Peter Hoover


Peter Hoover is an author familiar to many conservative Christians of Anabaptist and similar heritage in the United States, Canada, Central America, Australia, and western Europe.

Life

Peter Hoover is the son of prominent Mennonite minister Anson Hoover and his wife Sarah Hoover He was born in Kitchener, Ontario as the sixth and last child of his parents. He is married to Susan Hoover and has had seven children with her. The couple adopted two additional children from Mexico. He has worked in Canada, Mexico, Costa Rica, United States, Chile, and Australia.
In 2006, Hoover was featured on the American television program, Dr. Phil, for his involvement in an effort to find and recover the children of an American mother whose father was concealing them in a Christian community in Belize.
In 2010, Hoover had a benign brain tumor. It was surgically removed in the Royal Hobart Hospital on 14 July, taking away much of his ability to read and write. In his email newsletters at the time, which were sometimes rambling due to his disease, he spoke of what he believed was his imminent death.

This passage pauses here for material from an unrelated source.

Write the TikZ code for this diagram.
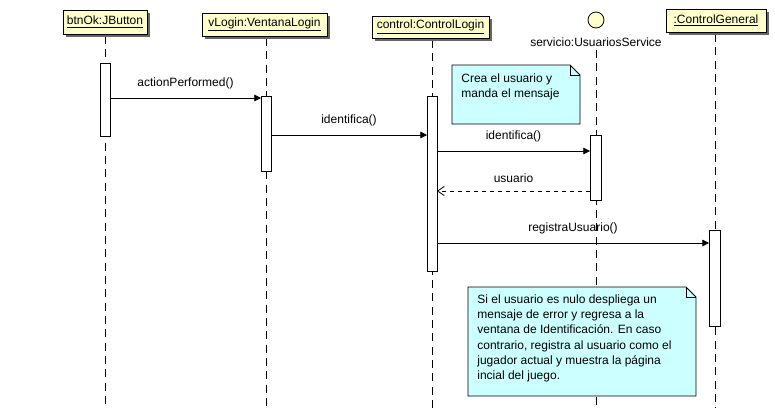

This proved not to be the case as he later regained many of his former abilities, aided by a screen reader.
In 2018, Hoover left the Detention River Christian Community and joined City Light Christian Fellowship, in Waynesboro, Pennsylvania.

Writings

Hoover's books have focused on the stories of Christians in recent centuries who have most closely reflected the relationships, values, zeal and impact that Christians had claimed in the New Testament and ante-Nicene period. His books include Secret of the Strength, which is published in both English a German edition in Europe , and an online Spanish edition. Also, he has written Behold the Lamb, and The Russians' Secret , and The Mystery of the Mark: Anabaptist Missions under the Fire of God .
In Radical Anabaptists Today he tells the story of the Wanner family, a family in search of the true church in the environment in which the Noah Hoover Mennonites, the Orthodox Mennonites, the "Christian Communities" of Elmo Stoll emerged.